Hilliard Bradley runs a spread offense that utilizes a passing attack that emphasizes timing with short throws coupled with some deep shots downfield. In terms of a ground game, the program also runs inside and outside zone, something the head coach described as a "typical college system."
Early on, LoParo and his staff used Pugh on the outside at the "X" wide receiver position where the offense could take advantage of his height, speed and leaping ability against smaller opposing cornerbacks. His roles changed over the course of the season, however.
"As the year went on and he continued to learn, we started to move him inside, and then we started to attach him as a tight end," LoParo said. "He just continued to get better and better and better and develop all those skill sets. So right around the midway point of the season, we started using him on defense, too, because I hate looking to my left when we're on defense or to my right and seeing one of our best players standing beside me. So I'm like, 'Look, we got to find a way to get this kid on the field,' and he took off there.

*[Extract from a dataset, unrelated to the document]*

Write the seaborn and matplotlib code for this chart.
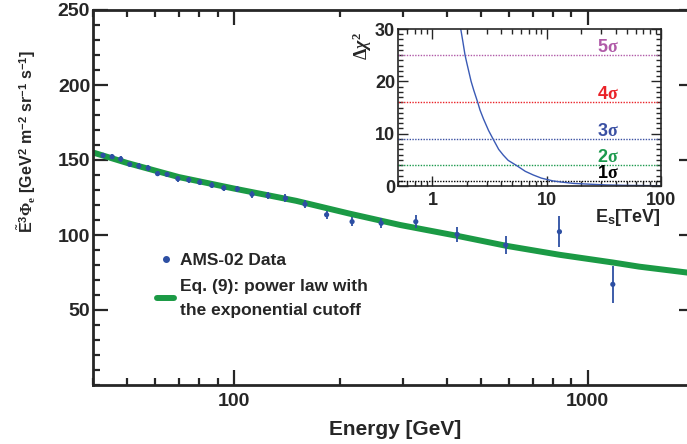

"I think the first game he played, he had 11 tackles, two sacks, a forced fumble and a fumble recovery all in one game in his first action on defense. He just kept getting better and understanding how to use his body and leverage and all those types of things. His development was unbelievable. Wait till he has another year under his belt, and then he gets to (Wisconsin's) coaching staff, how that kid's gonna develop. It's gonna be fun to watch."
According to both LoParo and Pugh's father, Dan, Wisconsin projects him to play at that tight end position. Early on in his high school football career, LoParo has already seen Pugh display strengths of having good hands and knowing how to high point the football, something he attributes to the recruit's basketball acumen.

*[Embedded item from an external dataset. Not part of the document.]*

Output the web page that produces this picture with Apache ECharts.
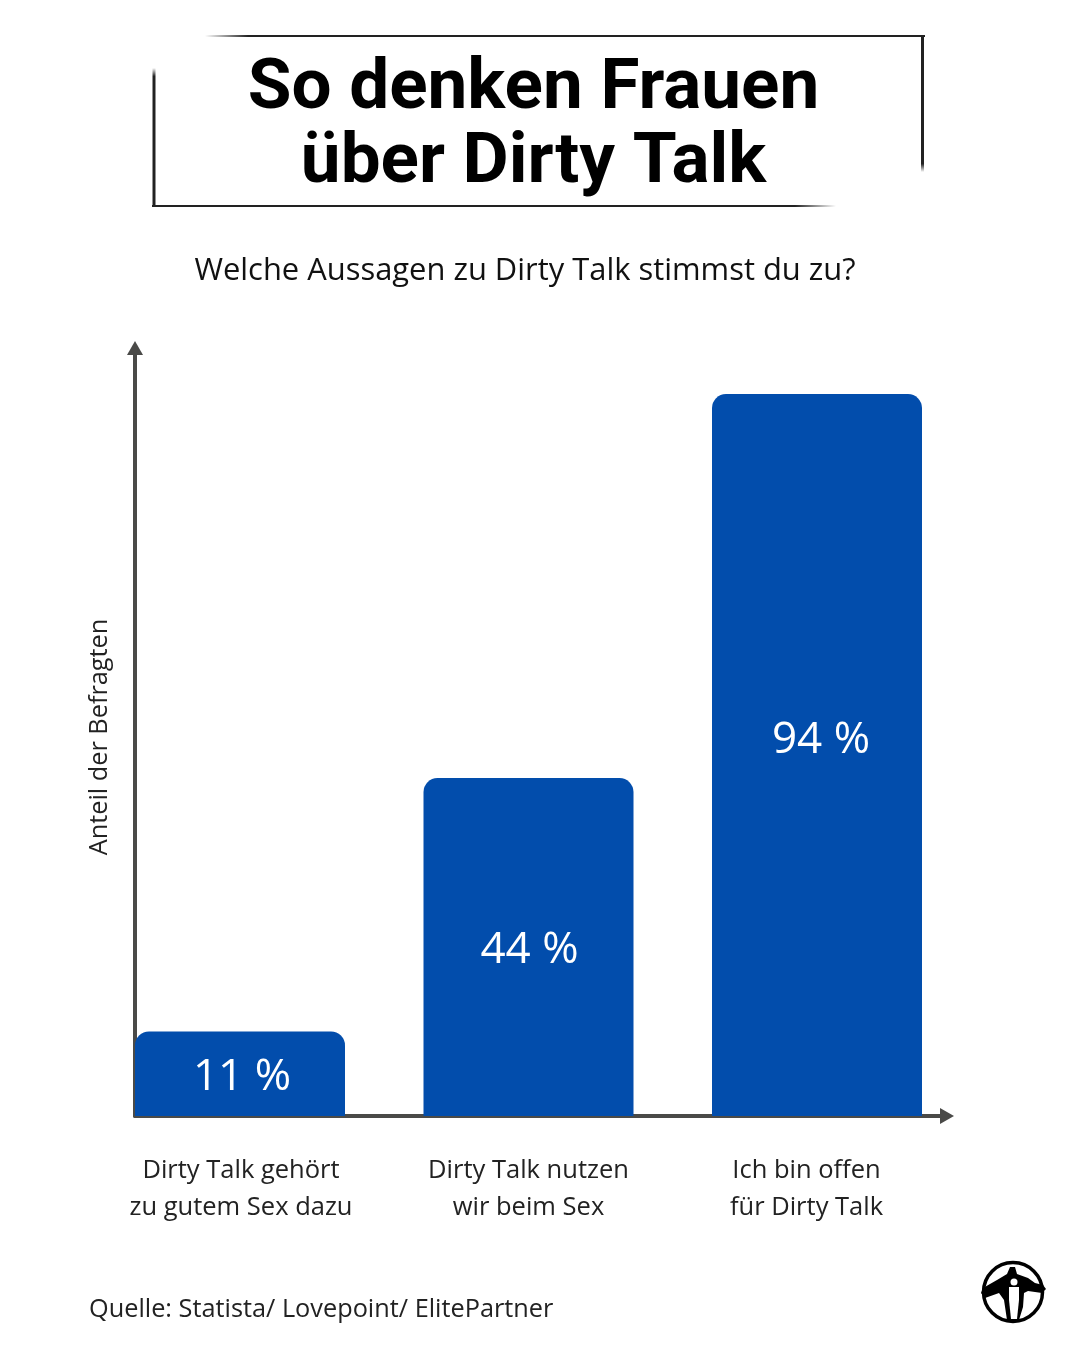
<!doctype html>
<html>
<head>
<meta charset="utf-8">
<title>So denken Frauen über Dirty Talk</title>
<script type="text/javascript" src="https://cdn.jsdelivr.net/npm/echarts@6/dist/echarts.min.js"></script>
</head>
<body style="margin:0;padding:0;background:#fff">
<div id="tb" style="width:1080px;height:1353px;"></div>
<script>
var categories = ['Dirty Talk gehört\nzu gutem Sex dazu', 'Dirty Talk nutzen\nwir beim Sex', 'Ich bin offen\nfür Dirty Talk'];
var shares = [11, 44, 94];
var labelOffsets = [[2, 4], [1, 3], [4, -15]];

var bodyFont = '"Open Sans", sans-serif';
var axisColor = '#4a4a48';
var ink = '#222222';

// fading line used for the frame around the headline
function fadeLine(x1, y1, x2, y2, w) {
    var vertical = x1 === x2;
    return {
        type: 'rect',
        shape: vertical ? {x: x1 - w / 2, y: Math.min(y1, y2), width: w, height: Math.abs(y2 - y1)}
                        : {x: Math.min(x1, x2), y: y1 - w / 2, width: Math.abs(x2 - x1), height: w},
        style: {
            fill: new echarts.graphic.LinearGradient(
                vertical ? 0 : (x1 < x2 ? 0 : 1), vertical ? (y1 < y2 ? 0 : 1) : 0,
                vertical ? 0 : (x1 < x2 ? 1 : 0), vertical ? (y1 < y2 ? 1 : 0) : 0,
                [{offset: 0, color: '#222'}, {offset: 0.94, color: '#222'}, {offset: 1, color: 'rgba(34,34,34,0)'}])
        }
    };
}

var chart = echarts.init(document.getElementById('tb'), null, {renderer: 'canvas'});

chart.setOption({
    animation: false,
    backgroundColor: '#ffffff',
    title: [
        {
            text: 'So denken Frauen\nüber Dirty Talk', left: 528.5, top: 48, textAlign: 'center',
            textStyle: {fontFamily: 'Roboto, "Liberation Sans", sans-serif', fontWeight: 'bold', fontSize: 71, lineHeight: 74, color: '#000'}
        },
        {
            text: 'Welche Aussagen zu Dirty Talk stimmst du zu?', left: 520, top: 246, textAlign: 'center',
            textStyle: {fontFamily: bodyFont, fontWeight: 'normal', fontSize: 30.9, lineHeight: 40, color: '#111'}
        },
        {
            text: 'Quelle: Statista/ Lovepoint/ ElitePartner', left: 84, top: 1287,
            textStyle: {fontFamily: bodyFont, fontWeight: 'normal', fontSize: 25.3, lineHeight: 36, color: ink}
        }
    ],
    grid: [
        {left: 95.75, top: 348, width: 865.5, height: 768},
        {left: 135, top: 348, width: 812, height: 768}
    ],
    xAxis: [
        {
            type: 'category', gridIndex: 0, data: categories,
            axisLine: {show: false}, axisTick: {show: false},
            axisLabel: {
                interval: 0, margin: 36,
                formatter: function (v, i) { return '{c' + i + '|' + v + '}'; },
                rich: {
                    c0: {fontFamily: bodyFont, fontSize: 25.5, lineHeight: 37, color: ink, padding: [0, 0, 0, 2]},
                    c1: {fontFamily: bodyFont, fontSize: 25.5, lineHeight: 37, color: ink},
                    c2: {fontFamily: bodyFont, fontSize: 25.5, lineHeight: 37, color: ink, padding: [0, 21, 0, 0]}
                }
            }
        },
        {
            type: 'value', gridIndex: 1, min: 0, max: 1, splitLine: {show: false},
            axisTick: {show: false}, axisLabel: {show: false},
            axisLine: {show: true, symbol: ['none', 'triangle'], symbolSize: [16, 14], lineStyle: {color: axisColor, width: 4}}
        }
    ],
    yAxis: [
        {
            type: 'value', gridIndex: 0, min: 0, max: 100, splitLine: {show: false},
            axisLine: {show: false}, axisTick: {show: false}, axisLabel: {show: false},
            name: 'Anteil der Befragten', nameLocation: 'middle', nameGap: -27, nameRotate: 90,
            nameTextStyle: {fontFamily: bodyFont, fontSize: 25.3, color: ink, padding: [0, 10, 10, 0]}
        },
        {
            type: 'value', gridIndex: 1, min: 0, max: 1, splitLine: {show: false},
            axisTick: {show: false}, axisLabel: {show: false},
            axisLine: {show: true, symbol: ['none', 'triangle'], symbolSize: [16, 14], lineStyle: {color: axisColor, width: 4}}
        }
    ],
    series: [
        {
            type: 'bar', xAxisIndex: 0, yAxisIndex: 0, barWidth: 210,
            itemStyle: {color: '#024dac', borderRadius: [14, 14, 0, 0]},
            data: shares.map(function (v, i) {
                return {value: v, label: {offset: labelOffsets[i]}};
            }),
            label: {
                show: true, position: 'inside', color: '#fff',
                fontFamily: bodyFont, fontSize: 44,
                formatter: function (p) { return p.value + ' %'; }
            }
        }
    ],
    graphic: [
        fadeLine(925, 36, 205, 36, 2),
        fadeLine(922.5, 35, 922.5, 172, 3),
        fadeLine(154, 207, 154, 68, 3),
        fadeLine(152, 206, 836, 206, 2),
        // logo
        {type: 'circle', shape: {cx: 1013, cy: 1292, r: 29.5}, style: {fill: 'none', stroke: '#000', lineWidth: 3.5}},
        {type: 'polygon', shape: {points: [[1010, 1267], [1015, 1267], [1017, 1274], [1028, 1278], [1035, 1283], [1043, 1285], [1046, 1289], [1042, 1293], [1028, 1291], [1024, 1293], [1023, 1307], [1019, 1320], [1007, 1320], [1004, 1300], [999, 1293], [985, 1298], [981, 1293], [983, 1288], [997, 1280], [1007, 1274]]}, style: {fill: '#000'}},
        {type: 'circle', shape: {cx: 1014, cy: 1282, r: 3.5}, style: {fill: '#fff'}},
        {type: 'polygon', shape: {points: [[1009, 1287], [1019, 1287], [1019, 1300], [1017, 1319], [1011, 1319], [1009, 1300]]}, style: {fill: '#fff'}}
    ]
});
</script>
</body>
</html>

Over the course of the year, Pugh's route runner evolved into what LoParo called "stellar," and praised his athlete's work ethic and described him as a "weight room kid."
"(Wisconsin's) getting a kid who -- I don't know if he'll play with any type of chip on his shoulder or whatever -- but he's always going," LoParo said. "His motor is unbelievable, and that's what he's going to give you. Every snap, he's gonna be going full bore. Again, the developmental piece and the tools and all that stuff, he's got it all, and that's just going to get better and better."
When asked about areas of growth heading into his senior year and helping the Jaguars, LoParo said that Pugh will once again play on defense, this time at the team's "LEO" position.
At that strong-side defensive end spot, the coach stated Pugh will "have to be fantastic" as an edge setter, and one of his duties will involve squeezing off gaps. On the other side of the ball, they hope to use him in the middle of the field.
"Work him against linebackers and safeties, and work into those middle grounds where there's holes that develop in a defensive drop package," LoParo said.
"We're gonna just try to use him as one of our big targets. We've got another kid who already has offers, too, so we've got two really dynamic receivers that are very different. Jack's gonna be more of that tight end type a kid where we can attach him or we can move him in from the H-position and motion and things like that. Really get him matched up inside on linebackers that he's going to be better than in terms of athletically in size."